The third step, the key agreement, is then performed by having the AHE and SM communicate back and forth with each other. The SM begins this by generating a random number to be used to calculate $T_M$. This value is then sent alongside the ID of the SM, $I{D}_M$, and $R_M$, toward the AHE. The AHE then uses the values given by the SM to generate $k_{\mathrm{AHE}}$, which is used for session key generation. AHE responds to this by sending back its $I{D}_{\mathrm{AHE}}$, $M_1$ which was generated by calculating the hash $H_1$ (0, $k_{\mathrm{AHE},M}$), and $T_{\mathrm{AHE}}$, which was calculated similarly to $T_M$. The SM is able to authenticate the AHE by also calculating the hash $M_1$ by itself and comparing it to the one sent by the AHE. The SM then calculates $M_2$ and performs a similar process in order to authenticate itself to the AHE. Once both the SM and the AHE have authenticated each other, they are both able to create the key that they will be communicating by using hashing and concatenating the IDs with secrets they both have. In the case of the SM, it has less computational power compared to the AHE. What NIKE+ changes from NIKE is the computational load required by the SM and the AHE. Shifting some of the computations from the SM over to the AHE allows the key establishment to be accomplished much faster.

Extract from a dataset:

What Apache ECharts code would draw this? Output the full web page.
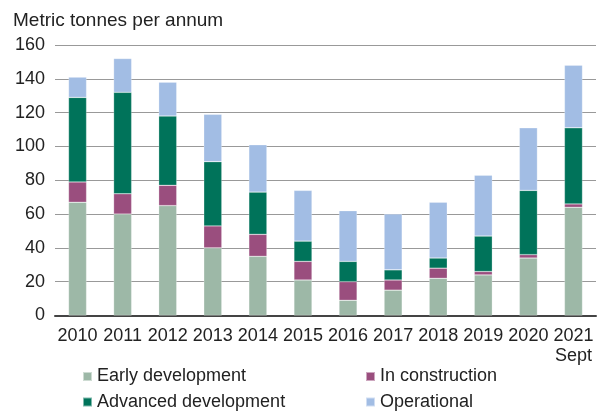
<!DOCTYPE html>
<html>
<head>
<meta charset="utf-8">
<script src="https://cdn.jsdelivr.net/npm/echarts@6/dist/echarts.min.js"></script>
<style>
  html, body { margin: 0; padding: 0; background: #fff; }
  #chart { width: 597px; height: 411px; }
</style>
</head>
<body>
<div id="chart"></div>
<script>
const years = ['2010', '2011', '2012', '2013', '2014', '2015', '2016', '2017', '2018', '2019', '2020', '2021\nSept'];
const early = [67, 60, 65, 40, 35, 21, 9, 15, 22, 24, 34, 64];
const inConstruction = [12, 12, 12, 13, 13, 11, 11, 6, 6, 2, 2, 2];
const advanced = [50, 60, 41, 38, 25, 12, 12, 6, 6, 21, 38, 45];
const operational = [12, 20, 20, 28, 28, 30, 30, 33, 33, 36, 37, 37];
const yTicks = [0, 20, 40, 60, 80, 100, 120, 140, 160];

const colors = {
  early: '#9db8a7',
  inc: '#9a4e7e',
  adv: '#00735a',
  op: '#a2bde4'
};

const font = 'Liberation Sans, Arial, sans-serif';

const chart = echarts.init(document.getElementById('chart'));

function bar(name, data, color) {
  return {
    name,
    type: 'bar',
    stack: 'total',
    data,
    barWidth: '40%',
    itemStyle: { color, borderColor: 'rgba(255,255,255,0.5)', borderWidth: 0.5 }
  };
}

function legendItem(name, color, left, top) {
  return {
    data: [{ name, icon: 'rect', itemStyle: { color } }],
    left, top,
    padding: 0,
    itemWidth: 9, itemHeight: 9,
    textStyle: { fontFamily: font, fontSize: 18, color: '#222' },
    selectedMode: false
  };
}

chart.setOption({
  animation: false,
  title: {
    text: 'Metric tonnes per annum',
    left: 8, top: 6,
    textStyle: { fontFamily: font, fontSize: 19, fontWeight: 'normal', color: '#222' }
  },
  grid: { left: 55, right: 1, top: 45, bottom: 95.5, containLabel: false },
  legend: [
    legendItem('Early development', colors.early, 82, 367.5),
    legendItem('In construction', colors.inc, 365, 367.5),
    legendItem('Advanced development', colors.adv, 82, 393),
    legendItem('Operational', colors.op, 365, 393)
  ],
  xAxis: {
    type: 'category',
    data: years,
    axisTick: { show: false },
    axisLine: { lineStyle: { color: '#444', width: 2 } },
    axisLabel: {
      fontFamily: font, fontSize: 18, color: '#222', margin: 11,
      lineHeight: 20, interval: 0, align: 'center'
    }
  },
  yAxis: {
    type: 'value',
    min: yTicks[0],
    max: yTicks[yTicks.length - 1],
    interval: 20,
    axisLine: { show: false },
    axisTick: { show: false },
    splitLine: { lineStyle: { color: '#999', width: 1.2 } },
    axisLabel: { fontFamily: font, fontSize: 18, color: '#222', margin: 10 }
  },
  series: [
    bar('Early development', early, colors.early),
    bar('In construction', inConstruction, colors.inc),
    bar('Advanced development', advanced, colors.adv),
    bar('Operational', operational, colors.op)
  ]
});
</script>
</body>
</html>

5.7. Anonymous Key Distribution

Figure 8 indicates the architecture of the anonymous key distribution process. The authors in [90] applied an “identify-based” signature and identity-based encryption to propose an anonymous key distribution scheme for SGs. This would require SMs and service providers to mutually authenticate with each other than establish session keys between them to communicate securely. However, this scheme was insecure against ephemeral secret leakage attacks and failed to provide strong privacy credentials for SMs. This scheme was also vulnerable to privileged insider attacks and offline password-guessing attacks [90].

5.8. Key Management System

The authors in [91] proposed a novel key-management system framework of AMI systems based on the key graph as shown in Figure 9. The key graph includes key management for unicast, multicast, and broadcast modes. The main issue around this scheme is “it is based on nonvolatile memory technologies which are vulnerable to spoofing and invasive attacks” [8].

5.9. Needham-Schroeder-Based Symmetric Key

In Ref. [92], the authors proposed a novel key-management scheme that combines symmetric-key techniques with elliptical curve public key techniques. The proposed scheme presented strong security along with great scalability and accessibility. However, the scheme is still vulnerable to man-in-the-middle attacks [59].

Although different schemes have been presented to address issues with SG communication, most of these schemes fail to provide functionality and security features, such as perfect secrecy, secret key security, protection against offline password-guessing attacks, strong SM credential privacy, dynamic SM addiction, and update phases [59]. The authors of this article try to address these issues and present their own scheme for a three-factor user-authentication scheme for renewable-energy-based SG environments (TUAS-RESG). To sum up,

Table 1. Common types of key-management schemes.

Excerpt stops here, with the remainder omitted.